Many nobles and courtiers winked at Louis’s seduction of their wives, since they often reaped
rewards from these affairs in the form of monetary gifts or advancement at court. But every now and
then a cuckolded husband took offense at Louis’s exercising a sort of droit du seigneur. Among those
outraged husbands was a knight from Picardy named Albert de Chauny whom Louis not only
cuckolded but also made the butt of an infamous joke.19
De Chauny had an extraordinarily beautiful wife named Mariette, and Louis became so enamored
of her that she eventually left her husband to become Louis’s mistress. One day the knight himself
received a summons from the duke. When he arrived at Louis’s palace, he was shown into a private
chamber, where a beautiful woman lay on a bed, entirely naked except for a veil over her face. Louis
was also there, and he ordered de Chauny to judge the woman’s beauty—whereupon the embarrassed
knight recognized the odalisque before him as his own wife.
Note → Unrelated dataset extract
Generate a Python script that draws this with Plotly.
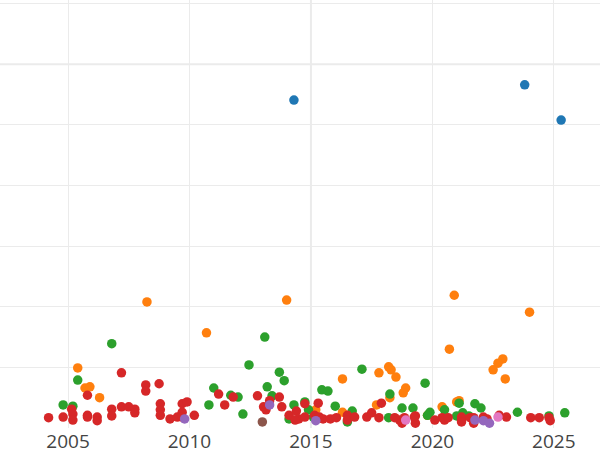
import plotly.graph_objects as go

# Series data: (year, value)
blue_year = [2014.3, 2023.8, 2025.3]
blue_value = [541, 566, 508]

orange_year = [2008.25, 2014.0, 2010.7, 2020.9, 2024.0, 2020.7, 2005.4, 2005.7, 2005.9, 2006.3,
               2016.3, 2017.8, 2018.2, 2018.3, 2018.5, 2018.9, 2018.8, 2021.0, 2021.1, 2020.4,
               2019.8, 2022.9, 2022.7, 2022.5, 2023.0, 2015.2, 2016.3, 2017.7, 2018.25]
orange_value = [208, 211, 157, 219, 191, 130, 99, 66, 68, 50,
                81, 91, 101, 96, 84, 66, 58, 43, 45, 35,
                21, 114, 107, 96, 81, 30, 26, 38, 50]

green_year = [2006.8, 2005.4, 2004.8, 2005.2, 2011.0, 2010.8, 2013.1, 2012.45, 2013.7, 2013.9,
              2013.2, 2013.4, 2012.0, 2011.7, 2012.2, 2014.3, 2014.75, 2014.9, 2015.45, 2015.7,
              2017.1, 2016.0, 2016.7, 2018.2, 2018.25, 2014.1, 2015.1, 2016.5, 2019.7, 2018.75,
              2019.2, 2019.9, 2019.8, 2020.5, 2021.1, 2021.0, 2021.5, 2021.75, 2022.0, 2023.5,
              2024.8, 2025.45, 2021.25]
green_value = [139, 79, 38, 36, 66, 38, 150, 104, 92, 78,
               68, 53, 51, 54, 23, 38, 43, 30, 63, 61,
               97, 36, 28, 17, 56, 15, 18, 10, 74, 33,
               33, 26, 21, 30, 41, 20, 20, 40, 33, 26,
               20, 25, 25]

red_year = [2004.2, 2004.8, 2005.15, 2005.2, 2005.2, 2005.8, 2005.8, 2005.8, 2006.2, 2006.2,
            2006.8, 2006.8, 2007.2, 2007.2, 2007.5, 2007.75, 2007.75, 2008.2, 2008.2, 2008.75,
            2008.8, 2008.8, 2008.8, 2009.2, 2009.5, 2009.7, 2009.9, 2009.7, 2009.7, 2010.2,
            2011.2, 2011.45, 2011.8, 2012.8, 2013.05, 2013.3, 2013.7, 2013.8, 2013.15, 2014.1,
            2014.4, 2014.75, 2015.3, 2014.5, 2014.75, 2015.15, 2015.35, 2015.5, 2015.8, 2016.05,
            2016.5, 2016.5, 2016.8, 2017.3, 2017.5, 2017.8, 2017.9, 2014.35, 2018.65, 2018.85,
            2019.3, 2019.3, 2018.45, 2020.1, 2020.4, 2020.5, 2020.65, 2021.2, 2021.2, 2021.2,
            2021.55, 2021.7, 2021.7, 2022.1, 2022.25, 2022.75, 2023.05, 2024.05, 2024.4, 2024.8,
            2024.85, 2018.75, 2019.25]
red_value = [17, 18, 31, 23, 13, 54, 21, 18, 18, 12,
             31, 20, 91, 35, 35, 31, 25, 71, 61, 73,
             40, 30, 21, 15, 18, 40, 43, 26, 18, 21,
             56, 38, 51, 53, 35, 45, 51, 35, 30, 21,
             28, 40, 41, 15, 18, 21, 18, 15, 15, 17,
             21, 13, 18, 18, 25, 17, 41, 13, 13, 17,
             20, 8, 17, 13, 17, 13, 17, 13, 18, 10,
             17, 17, 8, 18, 15, 21, 18, 17, 17, 17,
             12, 8, 18]

purple_year = [2009.8, 2013.3, 2015.2, 2021.75, 2022.1, 2022.35]
purple_value = [15, 38, 12, 13, 12, 8]

brown_year = [2013.0]
brown_value = [10]

pink_year = [2018.9, 2022.7]
pink_value = [13, 18]

series = [
    ("A", blue_year, blue_value, "#1f77b4"),
    ("B", orange_year, orange_value, "#ff7f0e"),
    ("C", green_year, green_value, "#2ca02c"),
    ("D", red_year, red_value, "#d62728"),
    ("E", purple_year, purple_value, "#9467bd"),
    ("F", brown_year, brown_value, "#8c564b"),
    ("G", pink_year, pink_value, "#e377c2"),
]

fig = go.Figure()
for name, xs, ys, color in series:
    fig.add_trace(go.Scatter(x=xs, y=ys, mode="markers", name=name,
                             marker=dict(color=color, size=9.5)))

grid = "#ebebeb"
fig.update_layout(
    width=600, height=450,
    margin=dict(l=0, r=0, t=0, b=22, autoexpand=False),
    paper_bgcolor="white", plot_bgcolor="white",
    showlegend=False,
    font=dict(color="#444"),
    shapes=[
        dict(type="line", xref="x", yref="paper", x0=2015, x1=2015, y0=0, y1=1,
             line=dict(color=grid, width=2), layer="below"),
        dict(type="line", xref="paper", yref="y", x0=0, x1=1, y0=600, y1=600,
             line=dict(color=grid, width=2), layer="below"),
    ],
)
fig.update_xaxes(range=[2002.2, 2026.9], dtick=5, tick0=2000, showgrid=True,
                 gridcolor=grid, zeroline=False, showline=False, automargin=False,
                 tickfont=dict(size=19), ticks="")
fig.update_yaxes(range=[0, 706], dtick=100, showgrid=True, gridcolor=grid,
                 zeroline=False, showticklabels=False, showline=False, automargin=False)

fig.write_html("out.html",
               config={"displayModeBar": False},
               post_script="document.body.style.margin='0';document.body.style.overflow='hidden';")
As a result of this incident, the outraged
knight “conceived an implacable hatred against the duke.”20 The episode of the veiled lady, one of

Louis’s most notorious amours, became so famous that centuries later it inspired a provocative
painting by Delacroix.21
While most of Louis’s affairs were inconsequential, one of his amorous escapades had shaken the
throne of France in a way that no one could have foreseen, helping to precipitate the king’s madness
and setting the stage for Louis’s ultimate demise.